_TASK DIRECTIONS_
Render the material again word for word, skipping the pictures in it.

_SUPPLIED DATA_
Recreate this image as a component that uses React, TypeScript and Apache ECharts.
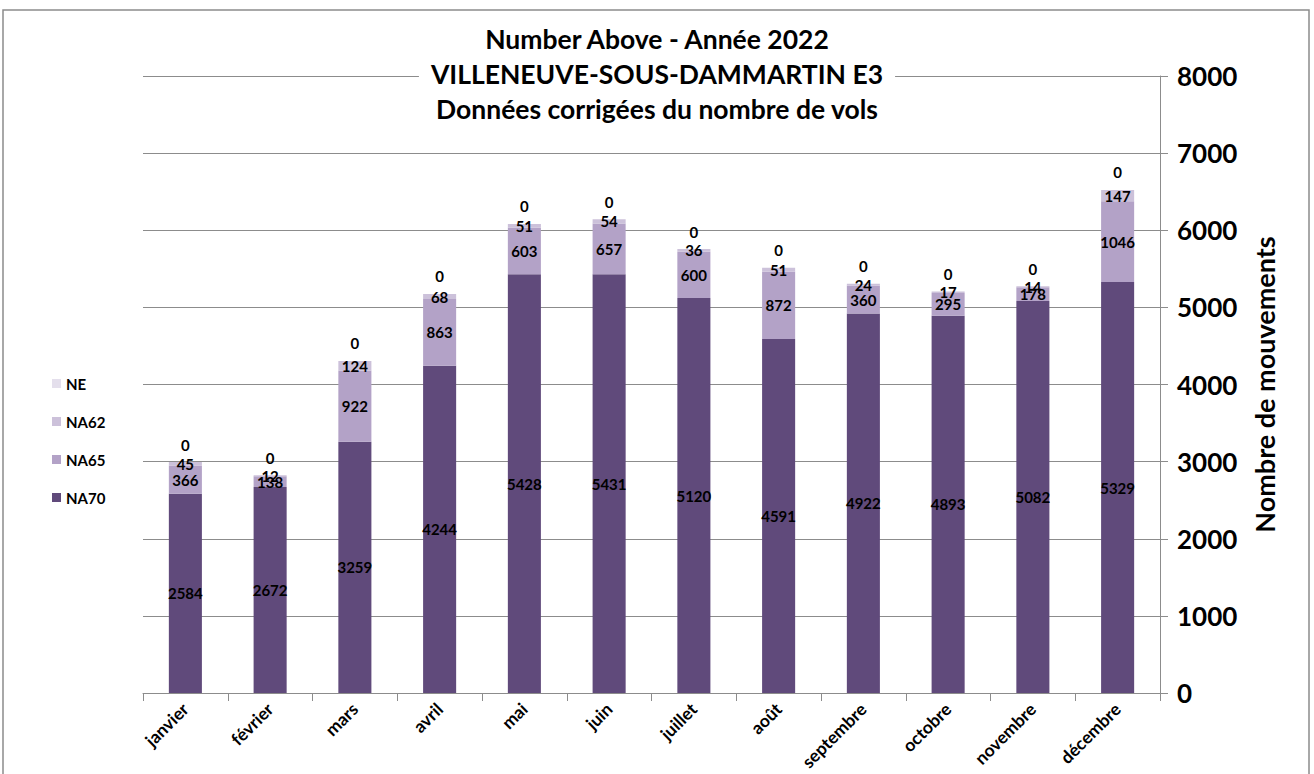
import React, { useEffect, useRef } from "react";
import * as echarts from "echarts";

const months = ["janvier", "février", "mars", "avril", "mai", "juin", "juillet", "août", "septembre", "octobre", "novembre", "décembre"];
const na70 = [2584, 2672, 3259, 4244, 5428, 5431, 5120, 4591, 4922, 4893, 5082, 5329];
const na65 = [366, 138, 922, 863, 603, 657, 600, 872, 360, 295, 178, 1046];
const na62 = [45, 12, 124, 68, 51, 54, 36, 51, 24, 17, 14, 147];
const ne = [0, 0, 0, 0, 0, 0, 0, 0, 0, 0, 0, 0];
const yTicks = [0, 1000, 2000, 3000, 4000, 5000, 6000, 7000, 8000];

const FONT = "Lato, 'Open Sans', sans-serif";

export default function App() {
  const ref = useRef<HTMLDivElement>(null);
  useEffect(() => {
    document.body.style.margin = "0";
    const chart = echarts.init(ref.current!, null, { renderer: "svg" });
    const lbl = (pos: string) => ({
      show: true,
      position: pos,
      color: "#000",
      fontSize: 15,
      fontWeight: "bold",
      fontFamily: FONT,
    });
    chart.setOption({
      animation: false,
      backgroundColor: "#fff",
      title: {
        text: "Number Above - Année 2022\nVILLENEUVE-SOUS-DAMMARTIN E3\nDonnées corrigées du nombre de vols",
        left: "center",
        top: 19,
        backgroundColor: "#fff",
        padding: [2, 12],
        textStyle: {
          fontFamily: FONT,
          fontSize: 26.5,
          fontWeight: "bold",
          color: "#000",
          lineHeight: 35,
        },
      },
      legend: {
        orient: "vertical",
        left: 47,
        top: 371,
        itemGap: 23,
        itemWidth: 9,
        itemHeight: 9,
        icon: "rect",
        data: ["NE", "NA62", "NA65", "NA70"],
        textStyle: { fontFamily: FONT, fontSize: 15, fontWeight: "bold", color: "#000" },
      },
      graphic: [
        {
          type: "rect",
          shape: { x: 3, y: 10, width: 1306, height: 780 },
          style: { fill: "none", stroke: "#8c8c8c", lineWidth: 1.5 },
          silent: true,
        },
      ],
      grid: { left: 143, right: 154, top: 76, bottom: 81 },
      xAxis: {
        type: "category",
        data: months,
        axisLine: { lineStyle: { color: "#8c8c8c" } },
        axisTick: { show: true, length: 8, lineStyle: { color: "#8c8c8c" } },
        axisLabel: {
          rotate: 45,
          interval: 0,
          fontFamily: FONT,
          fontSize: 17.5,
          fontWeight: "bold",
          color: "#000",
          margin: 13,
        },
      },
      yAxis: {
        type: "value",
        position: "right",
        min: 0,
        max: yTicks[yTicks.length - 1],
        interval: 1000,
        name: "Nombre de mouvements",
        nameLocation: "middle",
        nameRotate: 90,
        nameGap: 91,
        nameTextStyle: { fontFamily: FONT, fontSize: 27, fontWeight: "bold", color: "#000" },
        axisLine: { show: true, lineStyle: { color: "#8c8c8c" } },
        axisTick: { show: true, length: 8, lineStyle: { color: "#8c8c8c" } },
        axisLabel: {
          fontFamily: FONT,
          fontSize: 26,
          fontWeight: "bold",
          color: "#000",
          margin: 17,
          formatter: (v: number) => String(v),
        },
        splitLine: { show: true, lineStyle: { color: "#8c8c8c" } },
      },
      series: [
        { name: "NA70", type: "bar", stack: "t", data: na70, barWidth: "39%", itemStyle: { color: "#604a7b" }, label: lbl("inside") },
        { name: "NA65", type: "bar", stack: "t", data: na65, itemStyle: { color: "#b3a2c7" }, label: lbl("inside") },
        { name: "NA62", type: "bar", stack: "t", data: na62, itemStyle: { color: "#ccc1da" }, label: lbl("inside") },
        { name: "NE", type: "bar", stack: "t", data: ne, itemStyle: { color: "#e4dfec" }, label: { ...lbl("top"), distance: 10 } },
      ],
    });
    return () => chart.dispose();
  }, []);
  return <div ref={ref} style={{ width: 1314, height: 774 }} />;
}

_EXERCISE SOLUTION_
Recreate this image as a component that uses React, TypeScript and Apache ECharts.
import React, { useEffect, useRef } from "react";
import * as echarts from "echarts";

const months = ["janvier", "février", "mars", "avril", "mai", "juin", "juillet", "août", "septembre", "octobre", "novembre", "décembre"];
const na70 = [2584, 2672, 3259, 4244, 5428, 5431, 5120, 4591, 4922, 4893, 5082, 5329];
const na65 = [366, 138, 922, 863, 603, 657, 600, 872, 360, 295, 178, 1046];
const na62 = [45, 12, 124, 68, 51, 54, 36, 51, 24, 17, 14, 147];
const ne = [0, 0, 0, 0, 0, 0, 0, 0, 0, 0, 0, 0];
const yTicks = [0, 1000, 2000, 3000, 4000, 5000, 6000, 7000, 8000];

const FONT = "Lato, 'Open Sans', sans-serif";

export default function App() {
  const ref = useRef<HTMLDivElement>(null);
  useEffect(() => {
    document.body.style.margin = "0";
    const chart = echarts.init(ref.current!, null, { renderer: "svg" });
    const lbl = (pos: string) => ({
      show: true,
      position: pos,
      color: "#000",
      fontSize: 15,
      fontWeight: "bold",
      fontFamily: FONT,
    });
    chart.setOption({
      animation: false,
      backgroundColor: "#fff",
      title: {
        text: "Number Above - Année 2022\nVILLENEUVE-SOUS-DAMMARTIN E3\nDonnées corrigées du nombre de vols",
        left: "center",
        top: 19,
        backgroundColor: "#fff",
        padding: [2, 12],
        textStyle: {
          fontFamily: FONT,
          fontSize: 26.5,
          fontWeight: "bold",
          color: "#000",
          lineHeight: 35,
        },
      },
      legend: {
        orient: "vertical",
        left: 47,
        top: 371,
        itemGap: 23,
        itemWidth: 9,
        itemHeight: 9,
        icon: "rect",
        data: ["NE", "NA62", "NA65", "NA70"],
        textStyle: { fontFamily: FONT, fontSize: 15, fontWeight: "bold", color: "#000" },
      },
      graphic: [
        {
          type: "rect",
          shape: { x: 3, y: 10, width: 1306, height: 780 },
          style: { fill: "none", stroke: "#8c8c8c", lineWidth: 1.5 },
          silent: true,
        },
      ],
      grid: { left: 143, right: 154, top: 76, bottom: 81 },
      xAxis: {
        type: "category",
        data: months,
        axisLine: { lineStyle: { color: "#8c8c8c" } },
        axisTick: { show: true, length: 8, lineStyle: { color: "#8c8c8c" } },
        axisLabel: {
          rotate: 45,
          interval: 0,
          fontFamily: FONT,
          fontSize: 17.5,
          fontWeight: "bold",
          color: "#000",
          margin: 13,
        },
      },
      yAxis: {
        type: "value",
        position: "right",
        min: 0,
        max: yTicks[yTicks.length - 1],
        interval: 1000,
        name: "Nombre de mouvements",
        nameLocation: "middle",
        nameRotate: 90,
        nameGap: 91,
        nameTextStyle: { fontFamily: FONT, fontSize: 27, fontWeight: "bold", color: "#000" },
        axisLine: { show: true, lineStyle: { color: "#8c8c8c" } },
        axisTick: { show: true, length: 8, lineStyle: { color: "#8c8c8c" } },
        axisLabel: {
          fontFamily: FONT,
          fontSize: 26,
          fontWeight: "bold",
          color: "#000",
          margin: 17,
          formatter: (v: number) => String(v),
        },
        splitLine: { show: true, lineStyle: { color: "#8c8c8c" } },
      },
      series: [
        { name: "NA70", type: "bar", stack: "t", data: na70, barWidth: "39%", itemStyle: { color: "#604a7b" }, label: lbl("inside") },
        { name: "NA65", type: "bar", stack: "t", data: na65, itemStyle: { color: "#b3a2c7" }, label: lbl("inside") },
        { name: "NA62", type: "bar", stack: "t", data: na62, itemStyle: { color: "#ccc1da" }, label: lbl("inside") },
        { name: "NE", type: "bar", stack: "t", data: ne, itemStyle: { color: "#e4dfec" }, label: { ...lbl("top"), distance: 10 } },
      ],
    });
    return () => chart.dispose();
  }, []);
  return <div ref={ref} style={{ width: 1314, height: 774 }} />;
}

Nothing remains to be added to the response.